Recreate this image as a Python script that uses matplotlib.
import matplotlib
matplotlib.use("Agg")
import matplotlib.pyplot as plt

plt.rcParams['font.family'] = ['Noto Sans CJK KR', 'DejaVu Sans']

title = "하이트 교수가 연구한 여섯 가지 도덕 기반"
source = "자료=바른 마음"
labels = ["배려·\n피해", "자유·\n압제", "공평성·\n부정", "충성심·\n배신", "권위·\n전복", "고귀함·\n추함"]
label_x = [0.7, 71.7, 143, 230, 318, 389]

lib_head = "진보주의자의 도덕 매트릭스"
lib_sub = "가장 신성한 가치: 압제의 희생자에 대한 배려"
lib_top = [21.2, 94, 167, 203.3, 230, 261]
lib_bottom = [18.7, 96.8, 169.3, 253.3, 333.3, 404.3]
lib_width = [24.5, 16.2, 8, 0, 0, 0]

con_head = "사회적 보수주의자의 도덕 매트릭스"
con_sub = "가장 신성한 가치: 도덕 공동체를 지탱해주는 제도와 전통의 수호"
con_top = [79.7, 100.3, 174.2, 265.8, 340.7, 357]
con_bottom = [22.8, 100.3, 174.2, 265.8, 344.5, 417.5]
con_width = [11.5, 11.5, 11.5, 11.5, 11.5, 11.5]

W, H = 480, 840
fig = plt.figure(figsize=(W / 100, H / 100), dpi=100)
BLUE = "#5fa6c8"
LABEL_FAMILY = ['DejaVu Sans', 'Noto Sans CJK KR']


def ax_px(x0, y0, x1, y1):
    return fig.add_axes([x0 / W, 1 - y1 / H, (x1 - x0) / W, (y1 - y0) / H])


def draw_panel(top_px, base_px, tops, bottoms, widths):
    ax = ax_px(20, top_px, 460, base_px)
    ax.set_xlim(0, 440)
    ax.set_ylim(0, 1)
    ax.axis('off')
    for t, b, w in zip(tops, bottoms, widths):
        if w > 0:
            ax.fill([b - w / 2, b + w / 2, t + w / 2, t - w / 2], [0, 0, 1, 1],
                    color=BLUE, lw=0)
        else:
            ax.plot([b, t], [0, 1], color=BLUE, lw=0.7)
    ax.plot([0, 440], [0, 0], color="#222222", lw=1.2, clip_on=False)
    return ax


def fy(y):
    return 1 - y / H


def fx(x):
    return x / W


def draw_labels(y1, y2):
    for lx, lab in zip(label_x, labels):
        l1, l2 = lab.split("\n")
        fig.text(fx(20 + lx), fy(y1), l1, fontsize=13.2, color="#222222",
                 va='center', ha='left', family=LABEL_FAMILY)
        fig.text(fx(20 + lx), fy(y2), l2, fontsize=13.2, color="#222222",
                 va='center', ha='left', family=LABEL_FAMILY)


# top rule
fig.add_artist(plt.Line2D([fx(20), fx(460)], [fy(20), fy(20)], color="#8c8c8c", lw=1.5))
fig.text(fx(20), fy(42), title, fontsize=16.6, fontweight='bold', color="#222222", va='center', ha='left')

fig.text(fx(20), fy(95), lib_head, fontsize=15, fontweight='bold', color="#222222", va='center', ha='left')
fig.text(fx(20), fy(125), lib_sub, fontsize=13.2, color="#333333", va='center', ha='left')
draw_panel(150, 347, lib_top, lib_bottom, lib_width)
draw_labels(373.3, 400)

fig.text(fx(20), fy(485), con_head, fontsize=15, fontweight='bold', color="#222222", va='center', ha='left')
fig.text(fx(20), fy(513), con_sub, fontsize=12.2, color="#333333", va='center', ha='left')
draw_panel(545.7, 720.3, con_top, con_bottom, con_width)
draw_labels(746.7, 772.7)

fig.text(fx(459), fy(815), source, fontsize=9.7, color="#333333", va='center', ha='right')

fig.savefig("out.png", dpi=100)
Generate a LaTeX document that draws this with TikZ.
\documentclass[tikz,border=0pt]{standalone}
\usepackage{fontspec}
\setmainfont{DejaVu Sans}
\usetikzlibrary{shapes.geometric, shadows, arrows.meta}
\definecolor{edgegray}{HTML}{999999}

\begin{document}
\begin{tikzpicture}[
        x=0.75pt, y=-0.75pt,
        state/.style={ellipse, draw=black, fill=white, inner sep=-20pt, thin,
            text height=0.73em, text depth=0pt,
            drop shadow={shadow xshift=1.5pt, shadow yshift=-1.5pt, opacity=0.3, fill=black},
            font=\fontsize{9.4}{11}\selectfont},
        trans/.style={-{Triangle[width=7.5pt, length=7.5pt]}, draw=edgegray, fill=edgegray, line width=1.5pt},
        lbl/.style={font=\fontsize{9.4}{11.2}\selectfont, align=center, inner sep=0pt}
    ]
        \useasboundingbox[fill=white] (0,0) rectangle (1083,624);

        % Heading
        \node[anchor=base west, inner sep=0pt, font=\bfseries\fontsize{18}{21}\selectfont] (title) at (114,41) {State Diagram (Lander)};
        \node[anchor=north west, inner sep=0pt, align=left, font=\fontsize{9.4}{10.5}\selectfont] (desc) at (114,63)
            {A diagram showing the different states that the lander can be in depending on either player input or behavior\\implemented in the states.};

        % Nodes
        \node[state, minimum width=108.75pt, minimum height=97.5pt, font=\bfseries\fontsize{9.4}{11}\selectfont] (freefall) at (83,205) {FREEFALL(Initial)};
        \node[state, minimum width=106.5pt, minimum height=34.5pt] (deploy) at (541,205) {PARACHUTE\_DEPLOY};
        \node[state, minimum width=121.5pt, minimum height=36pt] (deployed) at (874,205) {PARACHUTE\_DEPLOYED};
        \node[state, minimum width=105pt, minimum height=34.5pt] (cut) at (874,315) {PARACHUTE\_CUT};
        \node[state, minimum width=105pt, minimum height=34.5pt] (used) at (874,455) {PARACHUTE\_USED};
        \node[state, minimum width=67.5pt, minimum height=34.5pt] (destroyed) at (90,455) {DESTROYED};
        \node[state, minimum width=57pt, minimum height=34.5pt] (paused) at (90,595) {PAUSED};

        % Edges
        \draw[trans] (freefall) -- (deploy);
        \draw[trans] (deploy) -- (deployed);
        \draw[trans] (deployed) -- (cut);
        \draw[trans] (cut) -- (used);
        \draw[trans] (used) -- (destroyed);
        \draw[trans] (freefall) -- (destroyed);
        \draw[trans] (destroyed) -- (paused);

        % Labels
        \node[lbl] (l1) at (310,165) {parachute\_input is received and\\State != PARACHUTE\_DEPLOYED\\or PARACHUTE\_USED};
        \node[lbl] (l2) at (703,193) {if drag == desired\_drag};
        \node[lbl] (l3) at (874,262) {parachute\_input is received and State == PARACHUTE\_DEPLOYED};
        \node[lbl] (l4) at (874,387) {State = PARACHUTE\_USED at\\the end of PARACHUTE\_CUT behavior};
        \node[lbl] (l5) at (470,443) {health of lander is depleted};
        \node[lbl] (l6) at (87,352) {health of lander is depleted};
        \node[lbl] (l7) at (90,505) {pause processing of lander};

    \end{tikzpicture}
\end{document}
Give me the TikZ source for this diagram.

• **Task instructions**: Exactly as they stand, please print the lines from the first line of the records above down to the line that includes "return fig.add_axes([x0 /", both of those included and no others.

• **Correct answer**:
Recreate this image as a Python script that uses matplotlib.
import matplotlib
matplotlib.use("Agg")
import matplotlib.pyplot as plt

plt.rcParams['font.family'] = ['Noto Sans CJK KR', 'DejaVu Sans']

title = "하이트 교수가 연구한 여섯 가지 도덕 기반"
source = "자료=바른 마음"
labels = ["배려·\n피해", "자유·\n압제", "공평성·\n부정", "충성심·\n배신", "권위·\n전복", "고귀함·\n추함"]
label_x = [0.7, 71.7, 143, 230, 318, 389]

lib_head = "진보주의자의 도덕 매트릭스"
lib_sub = "가장 신성한 가치: 압제의 희생자에 대한 배려"
lib_top = [21.2, 94, 167, 203.3, 230, 261]
lib_bottom = [18.7, 96.8, 169.3, 253.3, 333.3, 404.3]
lib_width = [24.5, 16.2, 8, 0, 0, 0]

con_head = "사회적 보수주의자의 도덕 매트릭스"
con_sub = "가장 신성한 가치: 도덕 공동체를 지탱해주는 제도와 전통의 수호"
con_top = [79.7, 100.3, 174.2, 265.8, 340.7, 357]
con_bottom = [22.8, 100.3, 174.2, 265.8, 344.5, 417.5]
con_width = [11.5, 11.5, 11.5, 11.5, 11.5, 11.5]

W, H = 480, 840
fig = plt.figure(figsize=(W / 100, H / 100), dpi=100)
BLUE = "#5fa6c8"
LABEL_FAMILY = ['DejaVu Sans', 'Noto Sans CJK KR']


def ax_px(x0, y0, x1, y1):
    return fig.add_axes([x0 / W, 1 - y1 / H, (x1 - x0) / W, (y1 - y0) / H])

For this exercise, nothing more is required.